Relocating after retirement could save you big and could save you money on all the big federally sponsored retirement accounts like your FERS, your CSRS, your TSP, and your Social Security benefits, meaning you’ll save much more. There are currently nine states that don’t have state taxes, and they are South Dakota, Texas, Washington, Tennessee, Wyoming, Florida, Alaska, and Nevada.
Of course, there are other reasons to move somewhere besides tax reasons, and things like access to health care and the weather, as well as things to do, are also important factors. That said, across all metrics, South Dakota has ranked first for retirement destinations, oddly enough, with the more obvious choice of Hawaii soon following up. It can get tricky, weighing the pros and cons of a place, because a nicer climate, like Hawaii, may be balanced out by a tax-free place, like Nevada.
In addition to the nine-state tax-free states listed before, there are another group of nine states that will give you a tax break specifically on your annuities through CSRS and FERS, those being Illinois, Kansas, Louisiana, Hawaii, Alabama, Mississippi, Pennsylvania, Kansas, New York, and Massachusetts.
Then there is also the sales taxes to consider, especially if you’re looking to purchase a home in one of the states you’d be moving into. Some states like Oregon have no sales tax, but places like Tennessee see their sales tax at 9.47 percent, which is the highest in the nation. D.C. and Maryland, home to a large amount of federal employees, see their sales take relatively low, at 6 percent, but not quite as low as nearby Virginia which is slightly lower, at 5.3 percent.
Certain states also give breaks on Social Security.

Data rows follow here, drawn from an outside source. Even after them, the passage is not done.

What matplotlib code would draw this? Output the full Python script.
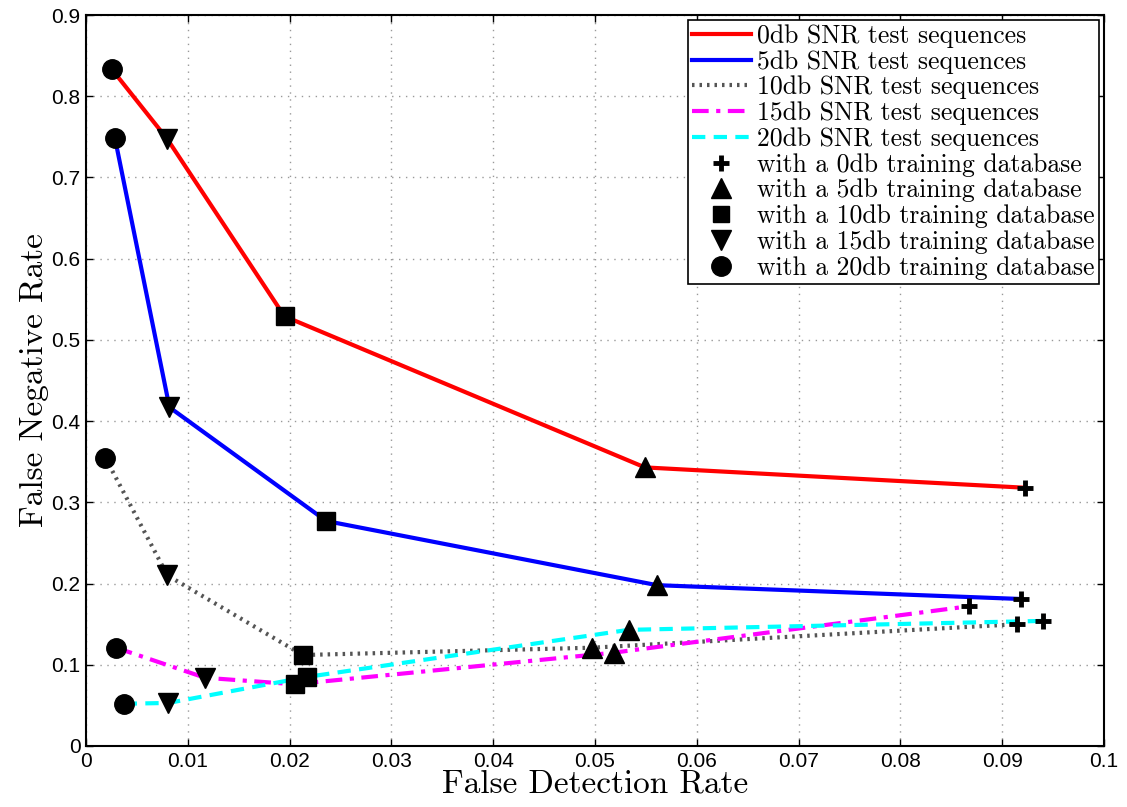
import matplotlib
matplotlib.use("Agg")
import matplotlib.pyplot as plt
from matplotlib.lines import Line2D

# False detection rate (x) / false negative rate (y) per test SNR.
# Point order: trained on 20db, 15db, 10db, 5db, 0db
fdr_0db = [0.00255, 0.0080, 0.0195, 0.0549, 0.0922]
fnr_0db = [0.833, 0.747, 0.529, 0.343, 0.318]
fdr_5db = [0.00285, 0.0082, 0.0236, 0.0561, 0.0918]
fnr_5db = [0.748, 0.417, 0.277, 0.198, 0.181]
fdr_10db = [0.0019, 0.0080, 0.0213, 0.0497, 0.0915]
fnr_10db = [0.355, 0.210, 0.112, 0.121, 0.150]
fdr_15db = [0.00295, 0.0117, 0.0205, 0.0519, 0.0867]
fnr_15db = [0.121, 0.084, 0.076, 0.115, 0.172]
fdr_20db = [0.0037, 0.0081, 0.0217, 0.0533, 0.0940]
fnr_20db = [0.052, 0.053, 0.085, 0.143, 0.154]

series_labels = ["0db SNR test sequences", "5db SNR test sequences",
                 "10db SNR test sequences", "15db SNR test sequences",
                 "20db SNR test sequences"]
marker_labels = ["with a 20db training database", "with a 15db training database",
                 "with a 10db training database", "with a 5db training database",
                 "with a 0db training database"]

serif = ["cmr10", "DejaVu Serif"]
plt.rcParams["axes.formatter.use_mathtext"] = True

fig = plt.figure(figsize=(11.27, 8.07), dpi=100)
ax = fig.add_axes([0.0763, 0.0756, 0.9033, 0.9058])

xs = [fdr_0db, fdr_5db, fdr_10db, fdr_15db, fdr_20db]
ys = [fnr_0db, fnr_5db, fnr_10db, fnr_15db, fnr_20db]
styles = [dict(color="#ff0000", ls="-", lw=3.0),
          dict(color="#0000ff", ls="-", lw=3.0),
          dict(color="#555555", ls=(0, (0.6, 1.2)), lw=3.0),
          dict(color="#ff00ff", ls=(0, (4, 1.8, 1, 1.8)), lw=3.0),
          dict(color="#00ffff", ls=(0, (3.2, 2)), lw=3.0)]

handles = []
for x, y, st, lab in zip(xs, ys, styles, series_labels):
    h, = ax.plot(x, y, label=lab, zorder=2, **st)
    handles.append(h)

markers = ["o", "v", "s", "^", "P"]
msizes = [14, 15, 13, 15, 12]
for i, (m, ms) in enumerate(zip(markers, msizes)):
    mx = [x[i] for x in xs]
    my = [y[i] for y in ys]
    if m == "P":
        ax.plot(mx, my, ls="none", marker="+", ms=ms, mew=3.5, color="black", zorder=3)
    else:
        ax.plot(mx, my, ls="none", marker=m, ms=ms, color="black", zorder=3)

mk_handles = []
for m, lab in zip(["+", "^", "s", "v", "o"], marker_labels[::-1]):
    if m == "+":
        mk_handles.append(Line2D([], [], ls="none", marker="+", ms=12, mew=3.5,
                                 color="black", label=lab))
    else:
        mk_handles.append(Line2D([], [], ls="none", marker=m,
                                 ms=15 if m in "^v" else (12 if m == "s" else 14),
                                 color="black", label=lab))

ax.set_xlim(0, 0.1)
ax.set_ylim(0, 0.9)
ax.set_xticks([i / 100 for i in range(11)])
ax.set_xticklabels(["0", "0.01", "0.02", "0.03", "0.04", "0.05", "0.06", "0.07",
                    "0.08", "0.09", "0.1"])
ax.set_yticks([i / 10 for i in range(10)])
ax.set_yticklabels(["0", "0.1", "0.2", "0.3", "0.4", "0.5", "0.6", "0.7", "0.8", "0.9"])
ax.tick_params(labelsize=15, direction="in", length=5, width=1,
               top=True, right=True, pad=4)
for t in ax.get_xticklabels() + ax.get_yticklabels():
    t.set_family(["Liberation Sans", "DejaVu Sans"])
ax.grid(True, ls=(0, (1, 4)), color="#999999", lw=1)
for s in ax.spines.values():
    s.set_linewidth(1.5)

ax.set_xlabel("False Detection Rate", fontsize=24, family=serif, labelpad=-1)
ax.set_ylabel("False Negative Rate", fontsize=24, family=serif, labelpad=2)

leg = ax.legend(handles=handles + mk_handles, loc="upper right",
                prop=dict(family=serif, size=18.5), handlelength=2.3,
                handletextpad=0.25, labelspacing=0.08, borderpad=0.15,
                borderaxespad=0.2, fancybox=False, framealpha=1,
                edgecolor="black")
leg.get_frame().set_linewidth(1.2)

fig.savefig("out.png", dpi=100)
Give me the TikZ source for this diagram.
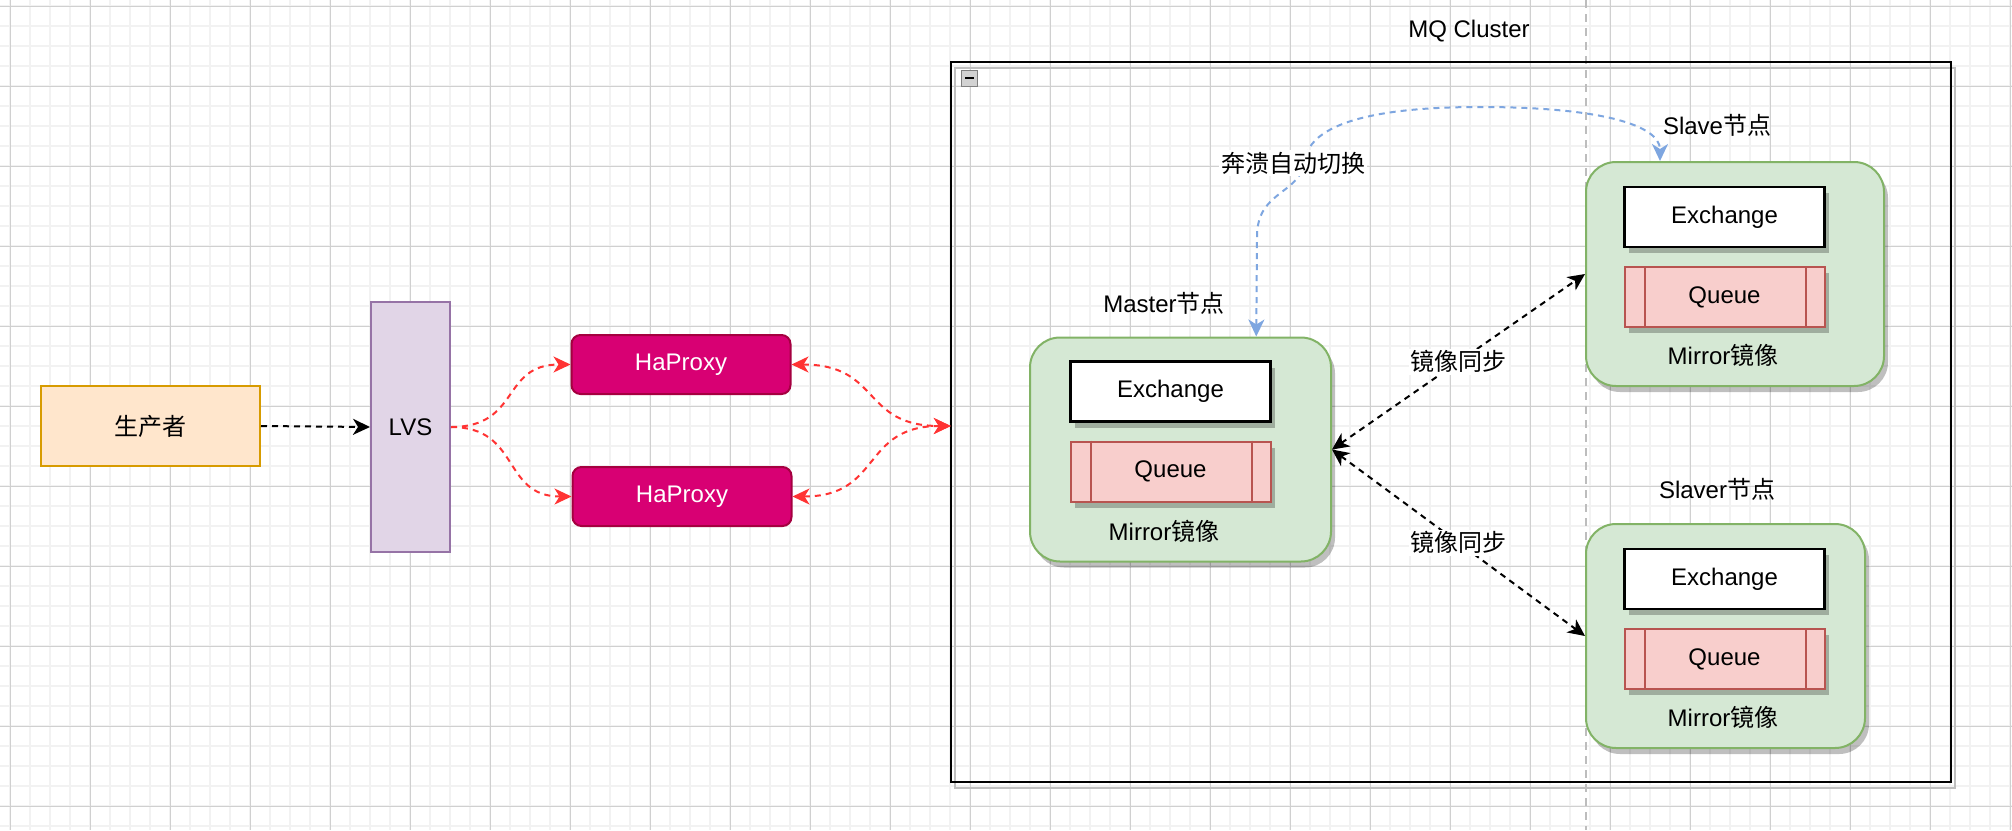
\documentclass[tikz,border=0pt]{standalone}
\usepackage{fontspec}
\setmainfont{Liberation Sans}
\newfontfamily\cjk{Noto Sans CJK SC}
\usetikzlibrary{arrows.meta,shadows,calc}
\definecolor{gridminor}{HTML}{F2F2F2}
\definecolor{gridmajor}{HTML}{D0D0D0}
\definecolor{prodfill}{HTML}{FFE6CC}
\definecolor{prodline}{HTML}{D79B00}
\definecolor{lvsfill}{HTML}{E1D5E7}
\definecolor{lvsline}{HTML}{9673A6}
\definecolor{hapfill}{HTML}{D80073}
\definecolor{hapline}{HTML}{A50040}
\definecolor{nodefill}{HTML}{D5E8D4}
\definecolor{nodeline}{HTML}{82B366}
\definecolor{qfill}{HTML}{F8CECC}
\definecolor{qline}{HTML}{B85450}
\definecolor{redarrow}{HTML}{FF3333}
\definecolor{bluearrow}{HTML}{7EA6E0}
\definecolor{guide}{HTML}{BDBDBD}
\definecolor{clshadow}{HTML}{BFBFBF}
\begin{document}
\begin{tikzpicture}[x=1pt,y=-1pt,
  txt/.style={font=\fontsize{24}{28}\selectfont, inner sep=0pt, text=black},
  sh/.style={drop shadow={shadow xshift=4pt,shadow yshift=-6pt,opacity=0.25,fill=black}},
  prodbox/.style={txt, draw=prodline, fill=prodfill, line width=2pt, minimum width=219pt, minimum height=80pt},
  lvsbox/.style={txt, draw=lvsline, fill=lvsfill, line width=2pt, minimum width=79pt, minimum height=250pt},
  hapbox/.style={txt, text=white, draw=hapline, fill=hapfill, line width=2pt, rounded corners=9pt, minimum width=219pt, minimum height=59pt},
  mqnode/.style={sh, draw=nodeline, fill=nodefill, line width=2pt, rounded corners=30pt, minimum height=224pt},
  exbox/.style={txt, sh, draw=black, fill=white, line width=2.2pt, minimum width=200pt, minimum height=60pt},
  qbox/.style={txt, sh, draw=qline, fill=qfill, line width=2pt, minimum width=200pt, minimum height=60pt},
  qbar/.style={draw=qline, line width=2pt},
  blkarr/.style={draw=black, line width=2pt, dash pattern=on 6pt off 5pt, -{Stealth[length=17pt,width=16pt,inset=5pt]}},
  blkdbl/.style={draw=black, line width=2pt, dash pattern=on 6pt off 5pt, {Stealth[length=17pt,width=16pt,inset=5pt]}-{Stealth[length=17pt,width=16pt,inset=5pt]}},
  redarr/.style={draw=redarrow, line width=2pt, dash pattern=on 6pt off 5pt, -{Stealth[length=17pt,width=16pt,inset=5pt]}},
  reddbl/.style={draw=redarrow, line width=2pt, dash pattern=on 6pt off 5pt, {Stealth[length=17pt,width=16pt,inset=5pt]}-{Stealth[length=17pt,width=16pt,inset=5pt]}},
  bluedbl/.style={draw=bluearrow, line width=2pt, dash pattern=on 6pt off 5pt, {Stealth[length=17pt,width=16pt,inset=5pt]}-{Stealth[length=17pt,width=16pt,inset=5pt]}},
  edgelabel/.style={txt, fill=white, inner sep=2pt}
]
\useasboundingbox (0,0) rectangle (2012,830);
\fill[white] (0,0) rectangle (2012,830);
% grid
\foreach \x in {10,30,...,2010} \draw[gridminor, line width=1.5pt] (\x,0) -- (\x,830);
\foreach \y in {6,26,...,826} \draw[gridminor, line width=1.5pt] (0,\y) -- (2012,\y);
\foreach \x in {10,90,...,2010} \draw[gridmajor, line width=1pt] (\x,0) -- (\x,830);
\foreach \y in {6,86,...,806} \draw[gridmajor, line width=1pt] (0,\y) -- (2012,\y);
% guide line
\draw[guide, line width=1.5pt, dash pattern=on 8pt off 6pt] (1586,0) -- (1586,830);

% cluster container
\node[minimum width=1000pt, minimum height=720pt, inner sep=0pt] (cluster) at (1451,422) {};
\draw[clshadow, line width=2.5pt] ($(cluster.north west)+(4,6)$) rectangle ($(cluster.south east)+(4,6)$);
\draw[black, line width=2.5pt] (cluster.north west) rectangle (cluster.south east);
\node[txt] (mqlabel) at (1469,31) {MQ Cluster};
\node[draw=gray, fill=gray!35, line width=1pt, minimum size=16pt, inner sep=0pt] (collapse) at (969.5,78) {};
\draw[black, line width=2pt] ($(collapse.west)+(4,0)$) -- ($(collapse.east)+(-4,0)$);

% left side
\node[prodbox] (prod) at (150.5,426) {{\cjk 生产者}};
\node[lvsbox] (lvs) at (410.5,427) {LVS};
\node[hapbox] (hap1) at (681,364.5) {HaProxy};
\node[hapbox] (hap2) at (682,496.5) {HaProxy};

% MQ nodes
\node[mqnode, minimum width=301pt] (master) at (1180.5,449.5) {};
\node[mqnode, minimum width=298pt] (slave) at (1735,274) {};
\node[mqnode, minimum width=279pt] (slaver) at (1725.5,636) {};

\node[exbox] (mex) at (1170.5,391.5) {Exchange};
\node[qbox] (mq) at (1170.5,471.5) {Queue};
\node[txt] (mmir) at (1164,531) {Mirror{\cjk 镜像}};

\node[exbox] (sex) at (1724.5,217) {Exchange};
\node[qbox] (sq) at (1724.5,297) {Queue};
\node[txt] (smir) at (1723,355) {Mirror{\cjk 镜像}};

\node[exbox] (lex) at (1724.5,579) {Exchange};
\node[qbox] (lq) at (1724.5,659) {Queue};
\node[txt] (lmir) at (1723,717) {Mirror{\cjk 镜像}};

\foreach \q in {mq,sq,lq} {
  \draw[qbar] ($(\q.north west)+(21,0)$) -- ($(\q.south west)+(21,0)$);
  \draw[qbar] ($(\q.north east)+(-20,0)$) -- ($(\q.south east)+(-20,0)$);
}

\node[txt] (mlabel) at (1164,303) {Master{\cjk 节点}};
\node[txt] (slabel) at (1717,125) {Slave{\cjk 节点}};
\node[txt] (llabel) at (1717,489) {Slaver{\cjk 节点}};

% connectors
\draw[blkarr] (prod.east) -- (lvs.west);
\draw[redarr] (lvs.east) .. controls +(70,0) and +(-70,0) .. (hap1.west);
\draw[redarr] (lvs.east) .. controls +(70,0) and +(-70,0) .. (hap2.west);
\coordinate (cin) at ($(cluster.west)+(0,4)$);
\draw[reddbl] (hap1.east) .. controls +(90,0) and +(-90,0) .. (cin);
\draw[reddbl] (hap2.east) .. controls +(90,0) and +(-90,0) .. (cin);

\draw[blkdbl] (master.east) -- node[edgelabel] (sync1) {{\cjk 镜像同步}} (slave.west);
\draw[blkdbl] (master.east) -- node[edgelabel] (sync2) {{\cjk 镜像同步}} (slaver.west);

\coordinate (m75) at ($(master.north west)!0.75!(master.north east)$);
\coordinate (s25) at ($(slave.north west)!0.25!(slave.north east)$);
\draw[bluedbl] (m75) -- (1257,235) .. controls (1258,190) and (1300,195) .. (1305,160)
  .. controls (1312,112) and (1420,107) .. (1480,107)
  .. controls (1600,107) and (1660,125) .. (s25);
\node[edgelabel] (failover) at (1293,163) {{\cjk 奔溃自动切换}};
\end{tikzpicture}
\end{document}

The majority of federal workers heading into retirement are a part of FERS, which is based on a determined annuity that is adjusted with the rate of inflation, as well as collecting on Social Security, and then there is the money they stashed away in the TSP while they were working. All of these accounts can be subject to a variety of taxes depending on where you live and how much you have.
At the end of the day, federal employees need to be informed about the tax status as they retire and beyond.